Items from a data source:
※ ※ ※

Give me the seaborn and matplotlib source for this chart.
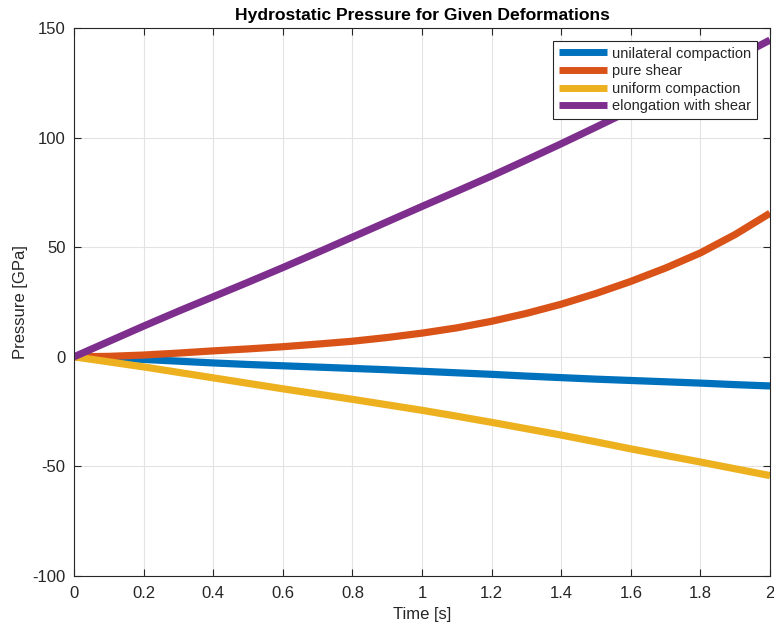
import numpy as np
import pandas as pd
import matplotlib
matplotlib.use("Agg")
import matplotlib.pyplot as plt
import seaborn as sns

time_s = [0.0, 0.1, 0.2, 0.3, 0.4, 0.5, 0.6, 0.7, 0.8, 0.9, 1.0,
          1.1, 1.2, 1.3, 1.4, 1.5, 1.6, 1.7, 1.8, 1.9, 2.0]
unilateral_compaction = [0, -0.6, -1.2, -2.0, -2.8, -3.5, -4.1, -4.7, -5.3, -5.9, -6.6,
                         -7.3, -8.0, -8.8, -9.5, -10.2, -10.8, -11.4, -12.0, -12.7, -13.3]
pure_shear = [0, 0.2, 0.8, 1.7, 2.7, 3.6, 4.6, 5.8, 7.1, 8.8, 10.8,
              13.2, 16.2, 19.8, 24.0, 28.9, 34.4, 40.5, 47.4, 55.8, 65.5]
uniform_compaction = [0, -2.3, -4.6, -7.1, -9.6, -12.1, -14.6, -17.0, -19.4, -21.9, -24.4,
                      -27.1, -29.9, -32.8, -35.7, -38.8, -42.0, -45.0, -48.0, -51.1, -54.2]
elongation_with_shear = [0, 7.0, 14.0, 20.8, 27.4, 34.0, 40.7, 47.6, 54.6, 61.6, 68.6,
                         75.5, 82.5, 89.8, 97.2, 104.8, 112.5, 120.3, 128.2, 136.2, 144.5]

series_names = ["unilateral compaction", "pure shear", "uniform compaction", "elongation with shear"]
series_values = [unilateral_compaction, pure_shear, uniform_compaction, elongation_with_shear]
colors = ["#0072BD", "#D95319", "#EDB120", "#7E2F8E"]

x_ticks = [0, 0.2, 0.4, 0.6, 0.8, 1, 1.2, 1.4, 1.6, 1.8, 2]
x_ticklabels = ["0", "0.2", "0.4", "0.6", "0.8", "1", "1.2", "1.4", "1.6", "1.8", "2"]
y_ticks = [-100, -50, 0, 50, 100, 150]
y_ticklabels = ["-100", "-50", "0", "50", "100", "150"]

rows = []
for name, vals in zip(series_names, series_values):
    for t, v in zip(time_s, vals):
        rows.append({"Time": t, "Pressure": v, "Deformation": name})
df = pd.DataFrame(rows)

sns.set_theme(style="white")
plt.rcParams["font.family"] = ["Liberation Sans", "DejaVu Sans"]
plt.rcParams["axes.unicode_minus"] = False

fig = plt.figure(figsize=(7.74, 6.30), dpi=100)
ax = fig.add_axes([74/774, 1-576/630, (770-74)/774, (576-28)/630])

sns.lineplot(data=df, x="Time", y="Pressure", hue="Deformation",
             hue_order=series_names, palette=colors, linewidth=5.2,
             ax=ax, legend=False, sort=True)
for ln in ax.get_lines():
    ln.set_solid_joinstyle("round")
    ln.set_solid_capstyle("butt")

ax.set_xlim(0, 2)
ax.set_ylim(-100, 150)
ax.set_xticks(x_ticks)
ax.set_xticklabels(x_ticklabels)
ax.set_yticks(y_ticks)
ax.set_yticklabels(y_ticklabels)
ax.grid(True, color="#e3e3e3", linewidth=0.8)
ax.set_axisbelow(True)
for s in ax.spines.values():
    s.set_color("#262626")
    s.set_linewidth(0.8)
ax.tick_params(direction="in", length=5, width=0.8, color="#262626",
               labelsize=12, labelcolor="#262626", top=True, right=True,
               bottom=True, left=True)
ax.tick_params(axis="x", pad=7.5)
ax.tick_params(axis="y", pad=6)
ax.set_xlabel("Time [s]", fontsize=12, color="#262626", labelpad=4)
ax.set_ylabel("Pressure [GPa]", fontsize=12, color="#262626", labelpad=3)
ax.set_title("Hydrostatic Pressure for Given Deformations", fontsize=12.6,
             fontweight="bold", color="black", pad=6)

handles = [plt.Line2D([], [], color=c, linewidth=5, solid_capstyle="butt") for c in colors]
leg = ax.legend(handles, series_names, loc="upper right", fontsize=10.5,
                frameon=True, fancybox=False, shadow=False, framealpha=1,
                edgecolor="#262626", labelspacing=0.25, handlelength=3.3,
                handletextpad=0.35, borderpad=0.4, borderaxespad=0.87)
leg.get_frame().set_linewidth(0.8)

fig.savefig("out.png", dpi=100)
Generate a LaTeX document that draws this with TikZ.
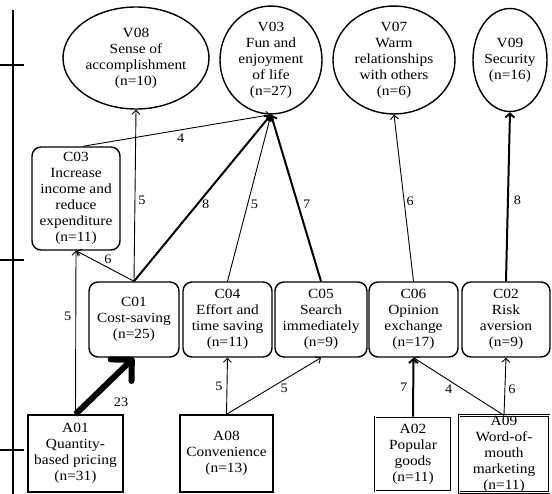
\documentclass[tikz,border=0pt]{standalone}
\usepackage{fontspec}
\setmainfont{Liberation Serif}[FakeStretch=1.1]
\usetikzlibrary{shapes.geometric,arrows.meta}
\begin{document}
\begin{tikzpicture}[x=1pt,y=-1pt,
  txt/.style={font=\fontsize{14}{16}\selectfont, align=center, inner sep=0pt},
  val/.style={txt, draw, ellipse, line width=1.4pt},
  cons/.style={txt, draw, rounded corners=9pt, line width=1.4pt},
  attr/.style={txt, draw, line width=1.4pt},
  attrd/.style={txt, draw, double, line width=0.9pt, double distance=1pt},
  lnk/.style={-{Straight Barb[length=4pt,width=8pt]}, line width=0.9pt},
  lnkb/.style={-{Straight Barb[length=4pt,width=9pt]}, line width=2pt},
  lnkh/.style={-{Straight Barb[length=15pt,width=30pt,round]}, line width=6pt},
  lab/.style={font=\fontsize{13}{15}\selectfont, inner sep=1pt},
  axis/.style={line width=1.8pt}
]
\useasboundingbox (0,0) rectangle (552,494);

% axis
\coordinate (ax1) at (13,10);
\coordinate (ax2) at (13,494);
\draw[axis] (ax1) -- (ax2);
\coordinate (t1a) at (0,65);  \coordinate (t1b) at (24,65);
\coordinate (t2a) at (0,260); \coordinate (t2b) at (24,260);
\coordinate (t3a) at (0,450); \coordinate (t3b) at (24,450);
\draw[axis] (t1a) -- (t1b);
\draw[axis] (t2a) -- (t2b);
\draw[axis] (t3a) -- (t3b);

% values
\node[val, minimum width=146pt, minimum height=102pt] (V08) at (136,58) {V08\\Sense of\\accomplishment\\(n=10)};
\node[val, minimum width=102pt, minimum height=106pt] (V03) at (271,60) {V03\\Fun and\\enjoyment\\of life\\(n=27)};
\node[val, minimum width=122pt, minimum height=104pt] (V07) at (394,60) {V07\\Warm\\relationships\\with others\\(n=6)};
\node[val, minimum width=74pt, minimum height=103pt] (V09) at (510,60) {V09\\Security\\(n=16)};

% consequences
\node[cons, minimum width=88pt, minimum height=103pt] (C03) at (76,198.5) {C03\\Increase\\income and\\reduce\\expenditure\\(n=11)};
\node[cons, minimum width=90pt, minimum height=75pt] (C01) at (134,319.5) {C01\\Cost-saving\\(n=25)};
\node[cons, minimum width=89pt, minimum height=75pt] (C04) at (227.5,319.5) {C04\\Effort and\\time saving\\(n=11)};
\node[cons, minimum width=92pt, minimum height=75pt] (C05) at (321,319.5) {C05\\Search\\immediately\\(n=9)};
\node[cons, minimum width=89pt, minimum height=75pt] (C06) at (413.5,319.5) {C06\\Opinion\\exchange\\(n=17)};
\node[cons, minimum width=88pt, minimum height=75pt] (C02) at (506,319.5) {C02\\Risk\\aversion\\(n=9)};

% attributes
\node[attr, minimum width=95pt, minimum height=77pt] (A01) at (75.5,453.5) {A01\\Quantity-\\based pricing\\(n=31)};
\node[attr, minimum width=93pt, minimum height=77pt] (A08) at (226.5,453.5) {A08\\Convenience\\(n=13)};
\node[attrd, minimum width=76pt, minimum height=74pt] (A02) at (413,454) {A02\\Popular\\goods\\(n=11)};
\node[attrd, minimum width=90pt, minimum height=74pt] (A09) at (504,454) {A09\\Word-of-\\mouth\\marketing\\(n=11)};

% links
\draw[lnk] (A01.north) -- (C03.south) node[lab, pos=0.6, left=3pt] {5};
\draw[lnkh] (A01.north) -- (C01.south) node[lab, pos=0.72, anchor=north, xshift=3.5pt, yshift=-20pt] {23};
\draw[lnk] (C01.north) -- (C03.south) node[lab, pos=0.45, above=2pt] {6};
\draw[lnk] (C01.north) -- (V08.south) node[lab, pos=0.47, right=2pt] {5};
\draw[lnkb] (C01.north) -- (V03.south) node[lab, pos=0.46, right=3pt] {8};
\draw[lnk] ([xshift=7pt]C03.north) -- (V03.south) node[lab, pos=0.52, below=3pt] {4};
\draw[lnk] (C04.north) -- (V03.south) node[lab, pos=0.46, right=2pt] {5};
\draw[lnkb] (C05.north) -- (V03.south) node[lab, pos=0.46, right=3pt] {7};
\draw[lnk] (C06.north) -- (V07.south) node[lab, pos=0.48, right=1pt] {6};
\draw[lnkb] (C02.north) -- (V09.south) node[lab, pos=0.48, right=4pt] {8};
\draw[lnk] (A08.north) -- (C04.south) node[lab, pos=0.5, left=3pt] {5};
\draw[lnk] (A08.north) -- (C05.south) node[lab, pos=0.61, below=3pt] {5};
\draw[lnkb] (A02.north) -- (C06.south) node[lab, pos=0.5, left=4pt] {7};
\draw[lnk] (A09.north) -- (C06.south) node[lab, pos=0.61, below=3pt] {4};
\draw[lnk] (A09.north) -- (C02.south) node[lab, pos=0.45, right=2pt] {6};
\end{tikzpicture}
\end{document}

※ ※ ※

TASK GOAL:
Starting at the first line of the entries, restate word for word everything through the line that holds "import seaborn as sns", both ends included, but omit any pictures.

WRITTEN SOLUTION:
Give me the seaborn and matplotlib source for this chart.
import numpy as np
import pandas as pd
import matplotlib
matplotlib.use("Agg")
import matplotlib.pyplot as plt
import seaborn as sns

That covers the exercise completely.